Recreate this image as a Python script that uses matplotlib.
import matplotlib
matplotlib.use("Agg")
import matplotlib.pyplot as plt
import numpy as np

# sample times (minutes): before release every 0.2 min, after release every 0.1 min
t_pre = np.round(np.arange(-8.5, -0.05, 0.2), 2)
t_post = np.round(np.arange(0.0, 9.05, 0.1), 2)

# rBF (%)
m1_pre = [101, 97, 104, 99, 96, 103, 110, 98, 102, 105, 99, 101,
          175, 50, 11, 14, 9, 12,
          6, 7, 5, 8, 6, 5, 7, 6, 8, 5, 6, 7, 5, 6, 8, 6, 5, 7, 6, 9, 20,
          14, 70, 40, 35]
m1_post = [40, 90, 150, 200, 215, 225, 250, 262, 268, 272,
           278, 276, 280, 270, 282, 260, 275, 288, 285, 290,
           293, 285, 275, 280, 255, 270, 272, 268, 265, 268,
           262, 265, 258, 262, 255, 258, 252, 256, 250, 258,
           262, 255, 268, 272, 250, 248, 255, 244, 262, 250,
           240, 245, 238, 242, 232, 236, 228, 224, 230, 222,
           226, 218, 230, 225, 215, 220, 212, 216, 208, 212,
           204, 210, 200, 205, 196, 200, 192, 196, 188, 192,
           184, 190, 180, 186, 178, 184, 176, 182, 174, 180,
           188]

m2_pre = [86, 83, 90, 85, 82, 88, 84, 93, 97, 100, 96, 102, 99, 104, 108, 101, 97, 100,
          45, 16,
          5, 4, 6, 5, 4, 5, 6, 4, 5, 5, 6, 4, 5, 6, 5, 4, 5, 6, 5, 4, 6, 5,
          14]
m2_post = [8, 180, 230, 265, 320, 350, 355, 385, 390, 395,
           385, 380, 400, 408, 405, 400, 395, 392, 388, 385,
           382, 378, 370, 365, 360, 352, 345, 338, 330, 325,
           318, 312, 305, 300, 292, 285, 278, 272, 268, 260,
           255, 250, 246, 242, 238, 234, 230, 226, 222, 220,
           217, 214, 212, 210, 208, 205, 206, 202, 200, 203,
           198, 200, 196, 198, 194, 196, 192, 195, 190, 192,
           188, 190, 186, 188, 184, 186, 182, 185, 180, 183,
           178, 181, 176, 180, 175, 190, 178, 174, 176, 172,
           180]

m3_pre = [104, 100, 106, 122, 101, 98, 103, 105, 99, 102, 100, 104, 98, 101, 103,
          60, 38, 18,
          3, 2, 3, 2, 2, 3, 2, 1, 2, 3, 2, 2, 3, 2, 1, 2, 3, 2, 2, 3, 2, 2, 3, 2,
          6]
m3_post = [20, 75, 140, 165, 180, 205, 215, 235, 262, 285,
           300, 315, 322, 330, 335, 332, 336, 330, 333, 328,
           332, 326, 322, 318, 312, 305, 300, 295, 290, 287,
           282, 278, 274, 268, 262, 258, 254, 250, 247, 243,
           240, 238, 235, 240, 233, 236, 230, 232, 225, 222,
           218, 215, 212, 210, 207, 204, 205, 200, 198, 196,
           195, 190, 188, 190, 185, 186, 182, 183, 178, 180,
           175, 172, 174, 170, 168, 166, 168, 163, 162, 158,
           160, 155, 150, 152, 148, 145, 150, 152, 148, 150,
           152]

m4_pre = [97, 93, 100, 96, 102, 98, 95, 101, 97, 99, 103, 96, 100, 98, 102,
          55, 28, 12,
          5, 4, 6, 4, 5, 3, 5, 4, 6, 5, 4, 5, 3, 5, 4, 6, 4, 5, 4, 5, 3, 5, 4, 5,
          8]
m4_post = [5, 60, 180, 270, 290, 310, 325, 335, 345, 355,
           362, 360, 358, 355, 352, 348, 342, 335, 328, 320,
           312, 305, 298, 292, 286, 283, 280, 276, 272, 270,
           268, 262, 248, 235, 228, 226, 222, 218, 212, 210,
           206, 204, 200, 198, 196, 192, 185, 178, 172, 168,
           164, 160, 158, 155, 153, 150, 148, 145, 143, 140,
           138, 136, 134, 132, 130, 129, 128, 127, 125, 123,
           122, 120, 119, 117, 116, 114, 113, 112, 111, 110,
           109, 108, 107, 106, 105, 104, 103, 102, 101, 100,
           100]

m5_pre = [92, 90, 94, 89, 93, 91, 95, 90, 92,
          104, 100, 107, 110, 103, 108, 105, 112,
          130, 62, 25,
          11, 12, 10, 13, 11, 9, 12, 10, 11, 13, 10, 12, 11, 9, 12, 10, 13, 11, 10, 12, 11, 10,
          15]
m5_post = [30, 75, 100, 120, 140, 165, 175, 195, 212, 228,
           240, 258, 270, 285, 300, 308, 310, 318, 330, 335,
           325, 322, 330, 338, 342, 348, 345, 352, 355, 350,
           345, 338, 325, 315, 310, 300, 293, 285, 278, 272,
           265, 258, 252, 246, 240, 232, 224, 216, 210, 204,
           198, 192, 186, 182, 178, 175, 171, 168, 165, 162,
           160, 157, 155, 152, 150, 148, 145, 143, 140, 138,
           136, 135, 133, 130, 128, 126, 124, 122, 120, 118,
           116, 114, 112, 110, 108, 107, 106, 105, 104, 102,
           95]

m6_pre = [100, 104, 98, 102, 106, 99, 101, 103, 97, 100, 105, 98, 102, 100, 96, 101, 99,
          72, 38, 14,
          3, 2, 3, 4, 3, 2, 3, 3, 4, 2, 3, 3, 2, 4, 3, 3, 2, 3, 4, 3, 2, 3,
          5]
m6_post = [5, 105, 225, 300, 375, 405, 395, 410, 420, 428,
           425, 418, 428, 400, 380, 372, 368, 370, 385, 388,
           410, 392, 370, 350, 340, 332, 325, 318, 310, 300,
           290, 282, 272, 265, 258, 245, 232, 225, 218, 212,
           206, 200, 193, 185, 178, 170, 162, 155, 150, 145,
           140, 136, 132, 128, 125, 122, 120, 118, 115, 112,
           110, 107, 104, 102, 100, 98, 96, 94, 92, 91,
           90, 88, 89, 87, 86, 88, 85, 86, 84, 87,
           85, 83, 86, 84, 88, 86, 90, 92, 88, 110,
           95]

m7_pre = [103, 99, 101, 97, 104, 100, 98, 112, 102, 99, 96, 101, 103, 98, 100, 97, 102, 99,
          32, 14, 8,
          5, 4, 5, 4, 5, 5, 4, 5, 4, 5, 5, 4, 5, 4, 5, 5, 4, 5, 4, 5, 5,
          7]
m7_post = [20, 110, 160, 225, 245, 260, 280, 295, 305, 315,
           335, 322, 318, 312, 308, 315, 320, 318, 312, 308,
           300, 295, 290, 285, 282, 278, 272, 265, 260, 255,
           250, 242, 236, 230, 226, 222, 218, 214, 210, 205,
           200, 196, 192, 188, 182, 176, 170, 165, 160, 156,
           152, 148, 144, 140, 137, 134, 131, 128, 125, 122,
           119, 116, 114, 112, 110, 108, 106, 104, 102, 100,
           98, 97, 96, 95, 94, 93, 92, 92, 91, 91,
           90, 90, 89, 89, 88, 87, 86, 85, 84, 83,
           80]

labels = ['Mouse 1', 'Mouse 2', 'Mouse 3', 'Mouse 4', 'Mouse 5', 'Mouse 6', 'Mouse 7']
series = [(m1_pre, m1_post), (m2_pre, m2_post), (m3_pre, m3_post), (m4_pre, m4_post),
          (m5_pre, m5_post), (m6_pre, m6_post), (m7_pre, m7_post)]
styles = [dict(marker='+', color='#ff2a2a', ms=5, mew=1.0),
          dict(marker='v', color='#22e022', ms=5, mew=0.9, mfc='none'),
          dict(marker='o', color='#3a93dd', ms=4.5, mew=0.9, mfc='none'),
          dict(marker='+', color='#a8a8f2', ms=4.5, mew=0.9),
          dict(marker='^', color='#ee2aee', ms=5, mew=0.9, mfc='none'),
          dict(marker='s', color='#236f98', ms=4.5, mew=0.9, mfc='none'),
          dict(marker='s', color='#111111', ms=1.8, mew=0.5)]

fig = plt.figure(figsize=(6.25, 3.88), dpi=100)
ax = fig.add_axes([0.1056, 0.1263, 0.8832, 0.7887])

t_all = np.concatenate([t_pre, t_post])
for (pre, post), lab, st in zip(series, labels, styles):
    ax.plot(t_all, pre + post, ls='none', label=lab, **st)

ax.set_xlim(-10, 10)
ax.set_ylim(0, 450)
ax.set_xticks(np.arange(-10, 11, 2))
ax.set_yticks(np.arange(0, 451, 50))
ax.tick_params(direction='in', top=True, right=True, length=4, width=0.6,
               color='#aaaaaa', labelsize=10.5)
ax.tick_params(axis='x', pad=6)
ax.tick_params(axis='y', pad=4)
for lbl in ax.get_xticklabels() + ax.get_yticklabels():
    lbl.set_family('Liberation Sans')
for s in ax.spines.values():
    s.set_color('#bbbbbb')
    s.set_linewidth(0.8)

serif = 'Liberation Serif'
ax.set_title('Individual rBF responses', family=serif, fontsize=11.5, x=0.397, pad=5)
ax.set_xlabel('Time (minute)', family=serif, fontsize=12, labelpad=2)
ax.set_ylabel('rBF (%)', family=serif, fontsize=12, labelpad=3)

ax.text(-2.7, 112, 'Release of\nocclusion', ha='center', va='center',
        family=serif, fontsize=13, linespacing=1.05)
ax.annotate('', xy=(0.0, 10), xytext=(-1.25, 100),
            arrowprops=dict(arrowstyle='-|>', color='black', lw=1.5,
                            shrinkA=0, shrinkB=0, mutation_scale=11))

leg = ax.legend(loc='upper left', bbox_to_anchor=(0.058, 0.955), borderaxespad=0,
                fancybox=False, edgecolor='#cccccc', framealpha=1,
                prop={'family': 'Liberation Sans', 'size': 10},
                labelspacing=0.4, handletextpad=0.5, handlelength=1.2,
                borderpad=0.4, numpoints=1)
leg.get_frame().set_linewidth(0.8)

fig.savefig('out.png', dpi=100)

• **Stated problem**:
Your task is to quote the lines above, beginning with the first and ending with the one that holds "import numpy as np".

• **The result**:
Recreate this image as a Python script that uses matplotlib.
import matplotlib
matplotlib.use("Agg")
import matplotlib.pyplot as plt
import numpy as np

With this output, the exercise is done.